また、普通社債に対して劣後債と呼ばれる社債があります。
これは、一般の社債よりも、債務弁済の順位が劣る社債のことで、会社が倒産などした場合、一般の債権者への支払いをすべて終えた後に、支払いが可能であれば、利払いや償還が行われる債券です。
以前、転換社債と呼ばれていた、株式に転換できる社債は、非分離型の新株引受権付社債(ワラント債)と合わせて新株予約券付社債と呼ばれるようになりました。
この他にも、仕組み債もしくはスキーム債と呼ばれる社債や、海外で発行されるものや個人向けの社債もあります。
外債の種類
海外で発行される債権を外債といいます。
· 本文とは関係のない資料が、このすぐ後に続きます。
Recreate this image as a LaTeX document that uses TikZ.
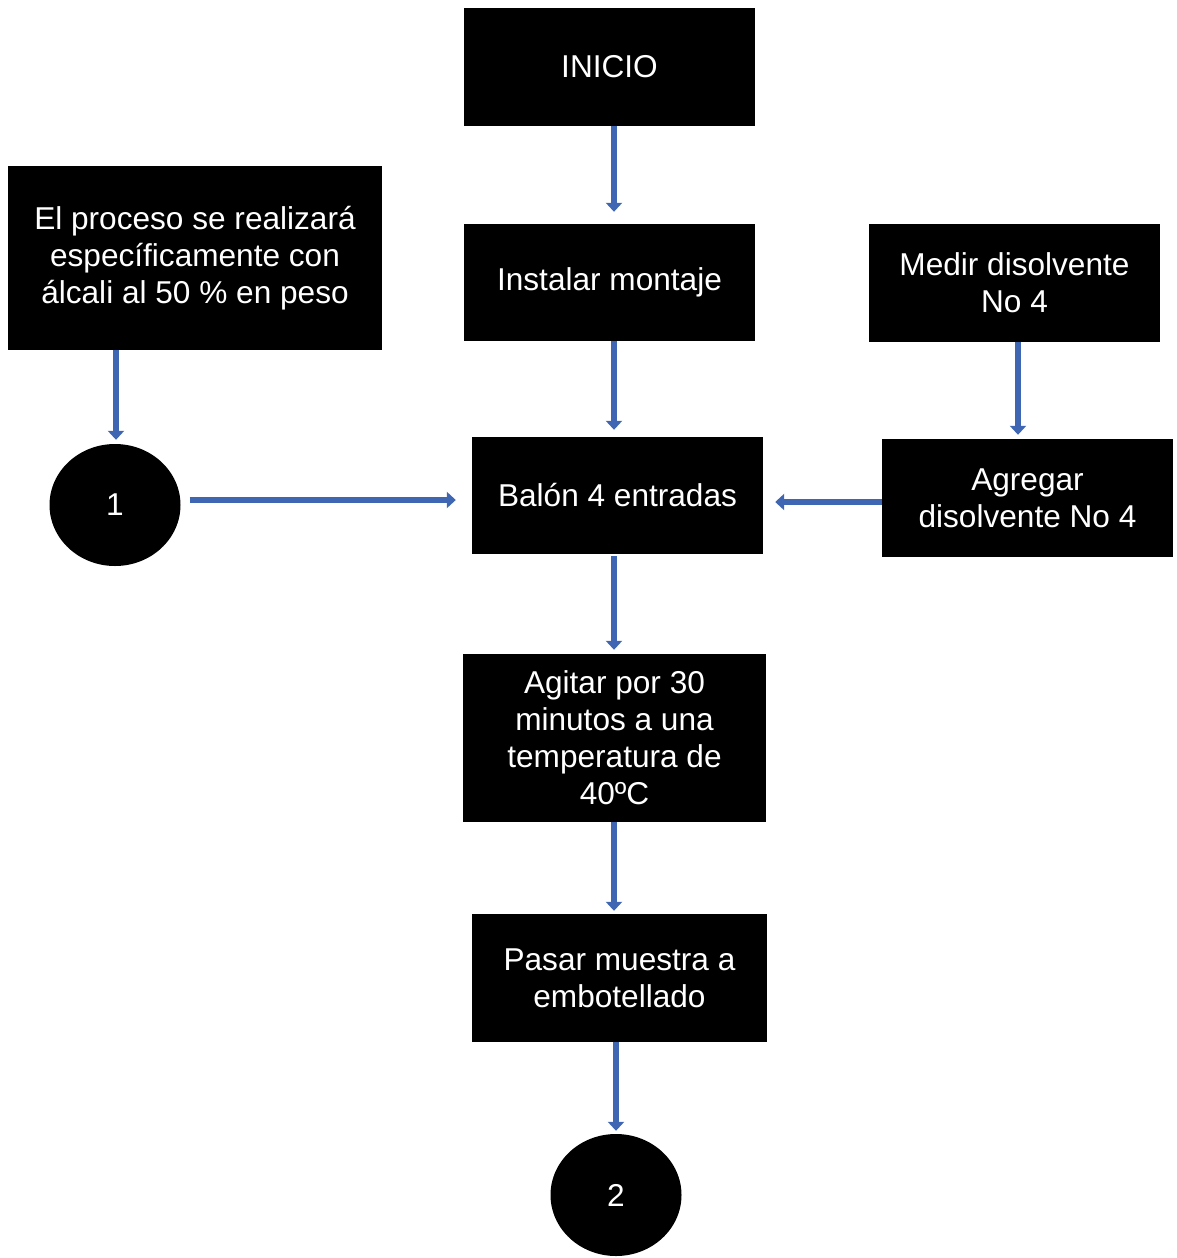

外債は、外国の政府や地方公共団体、国際機関などが発行する公共債から、民間企業が発行する社債まで、外債にもさまざまな種類があります。
また、利子の支払いや償還金の支払いなどが、どこの通貨で行われるのかに応じて、円貨建て、外貨建て、二重通貨建てに分類されます。
国内で、海外の発行者が発行する債券には、円建てで発行される円建て外債(サムライ債)とユーロ円債と外貨建て外債(ショーグン債)の3種類があります。
サムライ債
円建て外債は、国際機関や外国の政府や法人が、日本国内で発行する円貨建ての債券で、円建て外債やサムライ債と呼ばれます。原則、為替変動リスクはありません。
ユーロ円債
日本国外で発行される円建ての債券には、ユーロ円債と呼ばれるものがあります。原則、元利払いがすべて円貨で行われ、為替変動リスクはありません。
ユーロ円債は、発行体が海外の発行体に限らず、海外市場(ユーロ市場)で発行されるので、債権の受け渡しや保管が、海外の決済機関によって行われます。
ショーグン債
海外の発行体が外貨建てで、日本国内で発行する外貨建て外債という債権もあり、ショーグン債ともいいます。購入時に比べて、円安になると為替差益が生じますが、円高になると為替差損が生じます。
デュアル・カレンシー債
二重通貨債は、利払いと償還が、異なる通貨で行われる債権です。このうち、払い込みと利払いを円建て、償還を外貨建てで行うものをデュアル・カレンシー債と言います。
払い込みと償還が円貨建て、利払いが外貨建てで行われるものはリバース・ディアル・カレンシー債(逆二重通貨債)といいます。
利払い方式では、固定利付債や変動金利債がありますが、割引債と同様のゼロクーポン債と呼ばれるものがあります。これは、利子がない代わりに、額面に対して一定率が割り引かれた価格で発行され、額面金額で償還されます。
さらに、ディープ・ディスカウント債と呼ばれるものは、払い込み価格が額面より低い分、利率は利付債に比べて低く設定されていて、利子と償還差益の両方が得られます。
米国債
世界の国債市場の中でも、最も影響力が大きいのが米国の国債市場です。米国債はトレジャリーと呼ばれ、この動向は各国の金融市場にも大きな影響を与えています。
米国債の中で指標(ベンチマーク)となっているのが、10年債で、米国債の種類は市場性国債と非市場性国債に分けられます。
市場性国債とは、一般の投資家を対象に、売買が自由にできるものです。
非市場性国債には、米国の個人向け国債である貯蓄国債と、米財務省が政府管轄の政府機関や信託基金、特別会計に対して直接発行されるものがあります。